§ GIVEN INFORMATION
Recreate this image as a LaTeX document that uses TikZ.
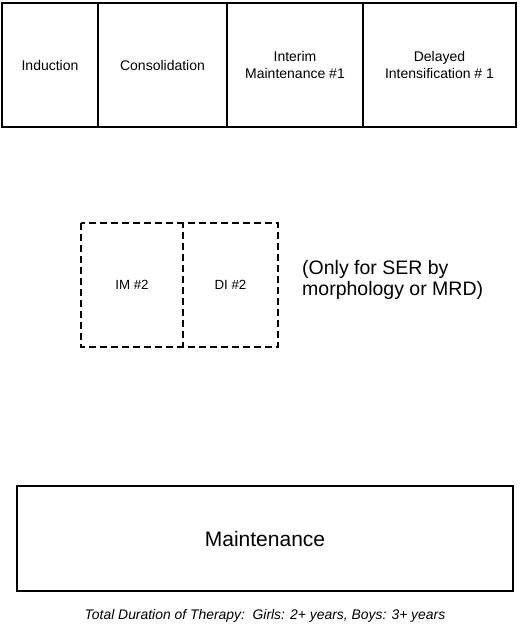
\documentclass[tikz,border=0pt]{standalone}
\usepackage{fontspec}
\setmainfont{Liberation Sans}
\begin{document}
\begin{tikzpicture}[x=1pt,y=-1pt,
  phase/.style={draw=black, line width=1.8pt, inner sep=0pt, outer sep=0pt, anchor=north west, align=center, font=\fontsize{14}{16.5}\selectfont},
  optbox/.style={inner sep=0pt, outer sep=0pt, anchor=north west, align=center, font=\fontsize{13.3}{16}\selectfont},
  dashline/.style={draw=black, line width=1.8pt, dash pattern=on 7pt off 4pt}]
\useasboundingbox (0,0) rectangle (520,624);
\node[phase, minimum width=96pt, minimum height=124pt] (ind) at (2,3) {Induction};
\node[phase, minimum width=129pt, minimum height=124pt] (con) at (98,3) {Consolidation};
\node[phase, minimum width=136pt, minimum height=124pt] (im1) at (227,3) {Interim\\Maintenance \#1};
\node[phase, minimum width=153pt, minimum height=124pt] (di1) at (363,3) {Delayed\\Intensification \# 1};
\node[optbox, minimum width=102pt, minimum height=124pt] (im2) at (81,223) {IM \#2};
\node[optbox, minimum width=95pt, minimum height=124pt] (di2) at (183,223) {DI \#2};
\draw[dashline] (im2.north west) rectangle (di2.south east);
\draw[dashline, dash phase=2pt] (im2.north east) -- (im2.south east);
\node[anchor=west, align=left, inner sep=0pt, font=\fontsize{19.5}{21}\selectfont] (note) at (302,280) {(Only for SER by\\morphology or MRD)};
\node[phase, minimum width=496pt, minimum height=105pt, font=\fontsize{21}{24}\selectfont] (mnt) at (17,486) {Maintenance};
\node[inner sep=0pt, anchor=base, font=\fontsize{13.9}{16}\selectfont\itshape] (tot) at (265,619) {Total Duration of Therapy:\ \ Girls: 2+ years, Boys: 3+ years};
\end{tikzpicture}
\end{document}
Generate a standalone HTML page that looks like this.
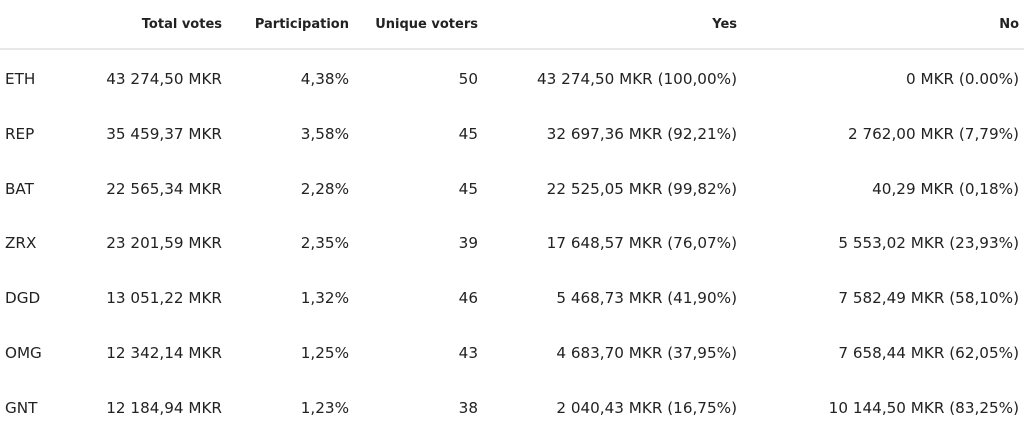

§ THE TASK
Above are the records; copy every line in them that holds the word "this".

§ COMPLETE OUTPUT
Recreate this image as a LaTeX document that uses TikZ.
Generate a standalone HTML page that looks like this.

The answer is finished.